La romancière Elena Poniatowska se remémore une scène surréaliste survenue à Mexico en 1976 entre deux géants du «boom» latino-américain. Gabriel García Márquez fut violemment frappé au visage par Mario Vargas Llosa pour des raisons restées mystérieuses.
Elle s’en souvient près de 50 ans plus tard: la romancière mexicaine Elena Poniatowska raconte à l’AFP comment Mario Vargas Llosa, décédé dimanche à Lima, a réglé ses comptes un soir en public avec un autre géant de la littérature, Gabriel García Márquez.
C’était le 12 février 1976 à Mexico, lors d’un «evento» (réception) culturel convivial et policé comme la capitale mexicaine les aime, en l’occurrence la première du documentaire Odisea de los Andes (Odyssée dans les Andes) sur les survivants d’un crash d’avion dans les montagnes du Chili.
Parmi les invités, deux figures du fameux «boom» du roman latino-américain : le Colombien Gabriel García Márquez, 48 ans, et le Péruvien Mario Vargas Llosa, 39 ans, tous deux futurs prix Nobel de littérature.

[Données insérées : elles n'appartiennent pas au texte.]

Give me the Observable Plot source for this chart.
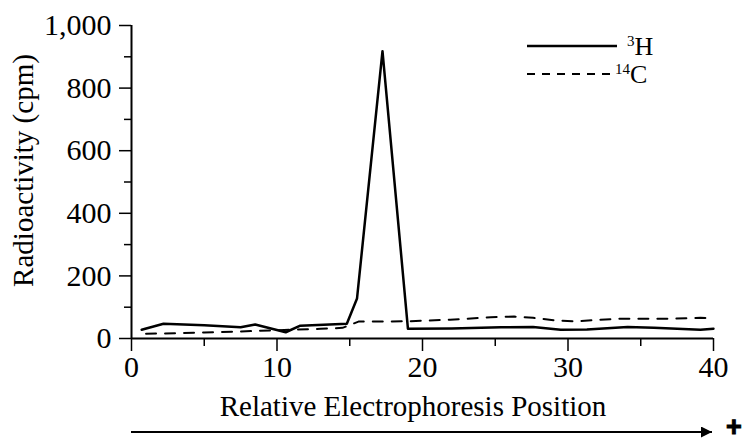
<!DOCTYPE html>
<html><head><meta charset="utf-8">
<script src="https://cdn.jsdelivr.net/npm/d3@7"></script>
<script src="https://cdn.jsdelivr.net/npm/@observablehq/plot@0.6"></script>
<style>body{margin:0;background:#fff}</style>
</head><body><div id="chart"></div>
<script>
// 3H series
const h3X = [0.7, 2.2, 5.0, 7.5, 8.5, 10.6, 11.6, 14.8, 15.5, 17.25, 19.0, 22.0, 25.4, 27.6, 29.5, 31.3, 34.1, 35.9, 39.1, 40];
const h3Y = [28, 47, 42, 36, 45, 20, 41, 47, 128, 918, 31, 32, 36, 37, 28, 29, 37, 34, 28, 31];
// 14C series
const c14X = [1.0, 5.0, 8.5, 11.0, 13.0, 14.5, 15.6, 18.9, 21.9, 24.7, 26.3, 27.6, 29.3, 30.6, 32.2, 33.6, 36.8, 39.1, 40];
const c14Y = [15, 19, 24, 28, 31, 34, 54, 55, 60, 68, 70, 66, 57, 55, 60, 63, 63, 66, 65];

const yTicks = [0, 200, 400, 600, 800, 1000];
const yMinor = [100, 300, 500, 700, 900];
const xTicks = [0, 10, 20, 30, 40];
const xMinor = [5, 15, 25, 35];
const xLabel = "Relative Electrophoresis Position";
const yLabel = "Radioactivity (cpm)";
const legendIso = ["3", "14"];
const legendEl = ["H", "C"];
const legendDash = [null, "8,7"];

const h3 = h3X.map((x, i) => ({x, y: h3Y[i]}));
const c14 = c14X.map((x, i) => ({x, y: c14Y[i]}));

const font = "'Liberation Serif', 'Times New Roman', serif";

const plot = Plot.plot({
  width: 747, height: 443,
  marginLeft: 131, marginRight: 34, marginTop: 25, marginBottom: 105,
  x: {domain: [0, 40]},
  y: {domain: [0, 1000]},
  style: {fontFamily: font, fontSize: "30px", color: "#000", background: "#fff", overflow: "visible"},
  marks: [
    Plot.axisY({ticks: yTicks, tickSize: 12, tickPadding: 8, tickFormat: d3.format(","), label: null, strokeWidth: 1.5}),
    Plot.axisY({ticks: yMinor, tickSize: 7, tickFormat: () => "", label: null, strokeWidth: 1.5}),
    Plot.axisX({ticks: xTicks, tickSize: 13, tickPadding: 4, label: null, strokeWidth: 1.5}),
    Plot.axisX({ticks: xMinor, tickSize: 8, tickFormat: () => "", label: null, strokeWidth: 1.5}),
    Plot.ruleX([0], {strokeWidth: 2}),
    Plot.ruleY([0], {strokeWidth: 2}),
    Plot.line(c14, {x: "x", y: "y", stroke: "#000", strokeWidth: 2, strokeDasharray: "10,9"}),
    Plot.line(h3, {x: "x", y: "y", stroke: "#000", strokeWidth: 2.5})
  ]
});
document.getElementById("chart").appendChild(plot);

const sx = plot.scale("x"), sy = plot.scale("y");
const svg = d3.select(plot);

// y label
svg.append("text")
  .attr("transform", `translate(33,${(sy.apply(0) + sy.apply(1000)) / 2 - 11}) rotate(-90)`)
  .attr("text-anchor", "middle")
  .attr("font-family", font).attr("font-size", 29).attr("fill", "#000")
  .text(yLabel);

// x label
svg.append("text")
  .attr("x", (sx.apply(0) + sx.apply(40)) / 2 - 9)
  .attr("y", 416)
  .attr("text-anchor", "middle")
  .attr("font-family", font).attr("font-size", 29).attr("fill", "#000")
  .text(xLabel);

// direction arrow
svg.append("defs").append("marker")
  .attr("id", "ah").attr("viewBox", "0 0 10 10").attr("refX", 10).attr("refY", 5)
  .attr("markerUnits", "userSpaceOnUse").attr("markerWidth", 16).attr("markerHeight", 11)
  .attr("orient", "auto")
  .append("path").attr("d", "M0,0L10,5L0,10Z").attr("fill", "#000");
svg.append("line")
  .attr("x1", sx.apply(0)).attr("x2", sx.apply(40) - 1)
  .attr("y1", 432).attr("y2", 432)
  .attr("stroke", "#000").attr("stroke-width", 2)
  .attr("marker-end", "url(#ah)");
svg.append("text")
  .attr("x", 726).attr("y", 427)
  .attr("text-anchor", "start")
  .attr("dominant-baseline", "central")
  .attr("font-family", "'Liberation Sans', Arial, sans-serif").attr("font-weight", "bold")
  .attr("font-size", 27).attr("fill", "#000")
  .attr("stroke", "#000").attr("stroke-width", 1)
  .text("+");

// legend
const lg = svg.append("g").attr("text-anchor", "start");
legendEl.forEach((el, i) => {
  const yy = 46 + i * 28;
  lg.append("line")
    .attr("x1", 527).attr("x2", i === 0 ? 617 : 612)
    .attr("y1", yy).attr("y2", yy)
    .attr("stroke", "#000").attr("stroke-width", i === 0 ? 2.5 : 2)
    .attr("stroke-dasharray", legendDash[i]);
  const t = lg.append("text")
    .attr("x", i === 0 ? 627 : 615).attr("y", yy + 9)
    .attr("text-anchor", "start")
    .attr("font-family", font).attr("font-size", 26).attr("fill", "#000");
  t.append("tspan").attr("font-size", 15).attr("dy", -9).text(legendIso[i]);
  t.append("tspan").attr("dy", 9).text(el);
});
</script>
</body></html>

Et puis la journaliste et romancière Elena Poniatowska, née à Paris d’une mère mexicaine et d’un père descendant de la noblesse polonaise, 92 ans aujourd’hui.
«J’étais assise à côté de Gabriel García Márquez par hasard. Souriant, il est allé le saluer mais Vargas Llosa lui a donné un coup de poing», raconte-t-elle au lendemain de la mort du dernier géant du «boom» des années 60.
Comme dans une bande dessinée, «Elenita» comme l’appellent les Mexicains est allée acheter une tranche de viande pour soigner l’œil au beurre noir de García Márquez. «Il y avait un marchand de hamburgers tout près. Comme il l’avait frappé à l’œil et sur la joue, j’ai acheté un filet et je lui ai dit qu’il se le mette dessus».
L’auteur de Cent ans de solitude s’en est sorti avec un superbe hématome à l’œil gauche et une égratignure sur l’aile du nez, immortalisés par une photo de Rodrigo Moya.
Vargas Llosa n’aurait pas apprécié que «Gabo» s’approche de trop près de sa femme Patricia. «Ça, c’est pour ce que tu as fait à Patricia», lui aurait-il crié d’après la presse mexicaine de l’époque.
«Je n’ai jamais rien su, ni n’ai voulu vérifier. Ce n’est pas mon rôle», commente Poniatowska (cousine de l’ex-ministre français de l’Intérieur Michel Poniatowski dans les années 1970).
Les deux hommes ont passé un pacte de silence pour ne jamais revenir sur l’incident, a révélé Vargas Llosa en 2014 après la mort de Gabo.
Vargas Llosa et García Márquez avaient pourtant été «de grands amis, des voisins à Barcelone, des complices», raconte le journaliste péruvien Jaime Bayly, auteur d’un roman sur le coup de poing (Los genios, Les génies).
La politique les a séparés, quand Vargas Llosa a pris ses distances avec la gauche dans les années 1970.
Père du journalisme indépendant au Mexique, Julio Scherer assure que Vargas Llosa lui a demandé de ne pas raconter l’incident dans les colonnes de l’Excelsior, dans un livre publié en 2007.